__Instructions for the task__. In the lines below, how many hold the word "React"? Answer only with the number.

__Collected material__.
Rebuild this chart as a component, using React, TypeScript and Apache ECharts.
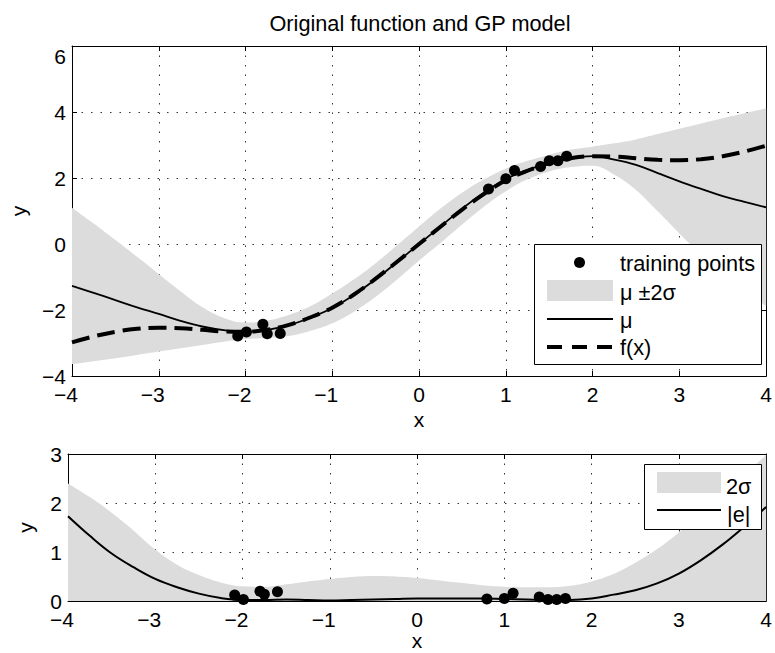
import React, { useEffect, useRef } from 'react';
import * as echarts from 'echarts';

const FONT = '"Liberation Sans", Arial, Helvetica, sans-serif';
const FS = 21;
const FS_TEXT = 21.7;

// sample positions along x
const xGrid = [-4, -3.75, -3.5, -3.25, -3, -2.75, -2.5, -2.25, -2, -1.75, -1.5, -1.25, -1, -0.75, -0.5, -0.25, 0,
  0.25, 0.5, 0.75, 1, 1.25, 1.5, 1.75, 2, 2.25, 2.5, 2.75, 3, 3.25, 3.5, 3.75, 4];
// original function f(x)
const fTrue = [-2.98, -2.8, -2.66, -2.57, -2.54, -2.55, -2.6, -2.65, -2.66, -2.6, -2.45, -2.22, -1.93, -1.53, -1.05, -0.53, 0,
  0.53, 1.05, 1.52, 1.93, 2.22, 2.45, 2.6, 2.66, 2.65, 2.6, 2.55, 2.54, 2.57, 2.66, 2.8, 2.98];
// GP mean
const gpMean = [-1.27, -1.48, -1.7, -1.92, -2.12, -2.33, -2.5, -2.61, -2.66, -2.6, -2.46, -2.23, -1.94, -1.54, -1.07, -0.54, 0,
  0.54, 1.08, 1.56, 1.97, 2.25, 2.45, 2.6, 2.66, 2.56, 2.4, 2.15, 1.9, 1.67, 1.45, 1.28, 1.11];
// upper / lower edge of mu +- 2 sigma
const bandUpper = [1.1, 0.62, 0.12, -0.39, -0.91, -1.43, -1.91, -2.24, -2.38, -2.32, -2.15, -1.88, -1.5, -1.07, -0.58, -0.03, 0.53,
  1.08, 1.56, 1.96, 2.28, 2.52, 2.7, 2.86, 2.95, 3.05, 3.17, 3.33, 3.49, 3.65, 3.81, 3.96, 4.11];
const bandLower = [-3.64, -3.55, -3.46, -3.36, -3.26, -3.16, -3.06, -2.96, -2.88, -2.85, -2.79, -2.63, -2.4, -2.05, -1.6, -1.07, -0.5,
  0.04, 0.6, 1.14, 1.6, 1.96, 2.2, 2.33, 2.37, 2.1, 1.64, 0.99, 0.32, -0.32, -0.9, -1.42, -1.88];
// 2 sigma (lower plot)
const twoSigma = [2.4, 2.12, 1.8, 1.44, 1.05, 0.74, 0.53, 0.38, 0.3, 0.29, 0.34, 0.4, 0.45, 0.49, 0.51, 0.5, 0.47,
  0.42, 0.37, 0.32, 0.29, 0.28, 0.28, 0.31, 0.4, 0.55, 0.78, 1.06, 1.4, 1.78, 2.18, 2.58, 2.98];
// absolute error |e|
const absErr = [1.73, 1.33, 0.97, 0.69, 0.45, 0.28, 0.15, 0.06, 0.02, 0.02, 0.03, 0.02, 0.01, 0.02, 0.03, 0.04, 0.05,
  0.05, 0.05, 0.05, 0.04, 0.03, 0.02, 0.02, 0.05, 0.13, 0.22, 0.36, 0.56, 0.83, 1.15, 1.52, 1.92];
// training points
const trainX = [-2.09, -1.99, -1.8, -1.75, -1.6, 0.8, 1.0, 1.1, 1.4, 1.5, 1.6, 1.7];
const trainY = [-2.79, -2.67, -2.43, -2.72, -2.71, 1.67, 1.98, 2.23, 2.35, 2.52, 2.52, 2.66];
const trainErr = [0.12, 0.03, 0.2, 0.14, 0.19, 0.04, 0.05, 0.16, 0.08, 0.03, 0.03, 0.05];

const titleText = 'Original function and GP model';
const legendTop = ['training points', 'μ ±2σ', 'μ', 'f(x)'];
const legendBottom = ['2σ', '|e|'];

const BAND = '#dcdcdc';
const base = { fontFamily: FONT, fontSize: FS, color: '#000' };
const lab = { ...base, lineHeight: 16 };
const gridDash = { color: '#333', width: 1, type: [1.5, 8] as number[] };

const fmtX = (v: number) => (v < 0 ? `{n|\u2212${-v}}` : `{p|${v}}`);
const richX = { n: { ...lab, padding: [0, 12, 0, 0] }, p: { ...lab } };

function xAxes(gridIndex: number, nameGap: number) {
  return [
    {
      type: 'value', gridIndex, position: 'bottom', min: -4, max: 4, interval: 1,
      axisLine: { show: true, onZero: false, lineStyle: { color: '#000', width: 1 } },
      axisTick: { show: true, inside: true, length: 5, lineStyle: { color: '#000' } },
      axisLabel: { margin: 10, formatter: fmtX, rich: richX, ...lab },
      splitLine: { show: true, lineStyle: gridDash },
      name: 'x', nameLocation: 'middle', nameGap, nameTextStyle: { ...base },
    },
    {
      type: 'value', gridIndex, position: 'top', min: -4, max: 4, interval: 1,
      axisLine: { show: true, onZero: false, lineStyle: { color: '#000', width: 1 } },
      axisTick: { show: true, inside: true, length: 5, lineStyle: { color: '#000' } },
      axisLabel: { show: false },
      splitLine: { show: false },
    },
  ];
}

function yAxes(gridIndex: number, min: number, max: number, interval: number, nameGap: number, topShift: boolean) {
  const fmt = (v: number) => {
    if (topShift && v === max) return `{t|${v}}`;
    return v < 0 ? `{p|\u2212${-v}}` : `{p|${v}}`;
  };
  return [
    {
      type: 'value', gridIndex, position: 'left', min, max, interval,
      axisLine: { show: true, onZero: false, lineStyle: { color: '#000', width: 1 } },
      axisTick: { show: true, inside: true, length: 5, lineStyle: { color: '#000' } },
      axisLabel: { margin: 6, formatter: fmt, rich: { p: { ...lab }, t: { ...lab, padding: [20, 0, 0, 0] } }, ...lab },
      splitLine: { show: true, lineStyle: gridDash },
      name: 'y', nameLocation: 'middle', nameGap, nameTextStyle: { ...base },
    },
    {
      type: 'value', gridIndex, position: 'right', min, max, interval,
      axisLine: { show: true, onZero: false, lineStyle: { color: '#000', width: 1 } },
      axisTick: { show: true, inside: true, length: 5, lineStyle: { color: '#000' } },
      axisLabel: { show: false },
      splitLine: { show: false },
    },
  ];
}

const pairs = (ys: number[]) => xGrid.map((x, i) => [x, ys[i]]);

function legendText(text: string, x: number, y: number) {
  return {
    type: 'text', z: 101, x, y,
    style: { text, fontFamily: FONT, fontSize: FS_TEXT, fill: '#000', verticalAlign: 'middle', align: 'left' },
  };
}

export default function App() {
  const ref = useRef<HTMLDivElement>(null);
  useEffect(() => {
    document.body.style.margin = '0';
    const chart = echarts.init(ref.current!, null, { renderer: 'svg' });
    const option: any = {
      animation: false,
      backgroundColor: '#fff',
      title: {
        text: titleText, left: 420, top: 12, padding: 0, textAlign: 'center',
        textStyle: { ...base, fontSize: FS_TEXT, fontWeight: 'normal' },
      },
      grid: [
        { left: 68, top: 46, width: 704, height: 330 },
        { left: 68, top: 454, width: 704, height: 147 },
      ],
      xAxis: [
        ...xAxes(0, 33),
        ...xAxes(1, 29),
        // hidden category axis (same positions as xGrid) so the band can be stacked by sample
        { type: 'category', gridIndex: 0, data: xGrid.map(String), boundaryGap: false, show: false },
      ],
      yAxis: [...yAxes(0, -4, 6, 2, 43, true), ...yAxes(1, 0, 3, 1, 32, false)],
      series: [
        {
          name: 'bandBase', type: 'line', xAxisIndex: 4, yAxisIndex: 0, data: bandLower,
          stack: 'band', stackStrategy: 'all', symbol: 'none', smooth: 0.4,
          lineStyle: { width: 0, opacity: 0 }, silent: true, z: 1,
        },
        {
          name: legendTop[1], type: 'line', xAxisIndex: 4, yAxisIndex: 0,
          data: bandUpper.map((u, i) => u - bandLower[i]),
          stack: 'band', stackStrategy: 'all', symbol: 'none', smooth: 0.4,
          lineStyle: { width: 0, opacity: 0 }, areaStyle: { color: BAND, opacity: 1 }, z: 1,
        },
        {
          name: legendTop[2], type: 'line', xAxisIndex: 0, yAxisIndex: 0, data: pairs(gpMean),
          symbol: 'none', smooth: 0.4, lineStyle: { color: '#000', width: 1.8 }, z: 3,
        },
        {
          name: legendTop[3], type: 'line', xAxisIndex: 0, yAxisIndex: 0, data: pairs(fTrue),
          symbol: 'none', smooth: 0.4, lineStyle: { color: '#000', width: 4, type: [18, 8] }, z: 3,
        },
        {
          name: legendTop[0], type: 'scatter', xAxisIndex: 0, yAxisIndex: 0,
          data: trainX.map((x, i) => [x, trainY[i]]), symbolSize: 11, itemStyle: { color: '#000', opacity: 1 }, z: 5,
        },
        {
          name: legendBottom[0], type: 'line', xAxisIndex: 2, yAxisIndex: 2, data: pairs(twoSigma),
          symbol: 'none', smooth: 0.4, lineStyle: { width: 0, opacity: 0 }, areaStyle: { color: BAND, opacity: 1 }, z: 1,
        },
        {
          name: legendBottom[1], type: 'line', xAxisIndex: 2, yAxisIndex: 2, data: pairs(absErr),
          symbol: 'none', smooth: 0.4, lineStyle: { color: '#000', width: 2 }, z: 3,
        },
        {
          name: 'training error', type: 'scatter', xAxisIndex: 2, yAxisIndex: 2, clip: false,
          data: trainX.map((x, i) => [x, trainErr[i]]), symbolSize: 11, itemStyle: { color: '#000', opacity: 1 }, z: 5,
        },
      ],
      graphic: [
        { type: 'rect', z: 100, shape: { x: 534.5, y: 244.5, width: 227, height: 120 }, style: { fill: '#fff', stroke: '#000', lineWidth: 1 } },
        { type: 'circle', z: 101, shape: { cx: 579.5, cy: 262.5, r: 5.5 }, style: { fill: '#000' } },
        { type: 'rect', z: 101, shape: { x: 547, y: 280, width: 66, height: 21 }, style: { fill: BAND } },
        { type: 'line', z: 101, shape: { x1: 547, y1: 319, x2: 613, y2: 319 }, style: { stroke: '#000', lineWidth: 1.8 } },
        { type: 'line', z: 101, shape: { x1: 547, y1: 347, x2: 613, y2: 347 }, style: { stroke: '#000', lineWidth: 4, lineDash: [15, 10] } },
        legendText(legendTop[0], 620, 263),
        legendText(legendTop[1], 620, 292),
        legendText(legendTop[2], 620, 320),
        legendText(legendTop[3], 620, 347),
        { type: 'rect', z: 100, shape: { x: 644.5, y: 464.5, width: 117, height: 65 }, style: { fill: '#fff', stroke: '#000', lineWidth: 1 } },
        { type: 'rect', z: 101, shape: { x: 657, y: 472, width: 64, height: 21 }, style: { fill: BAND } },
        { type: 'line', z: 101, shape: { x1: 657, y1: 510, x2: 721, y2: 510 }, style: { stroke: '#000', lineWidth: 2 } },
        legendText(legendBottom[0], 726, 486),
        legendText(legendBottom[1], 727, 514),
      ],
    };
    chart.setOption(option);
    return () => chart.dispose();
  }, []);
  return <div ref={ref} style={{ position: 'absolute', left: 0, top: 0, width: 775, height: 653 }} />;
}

__Answer__. 2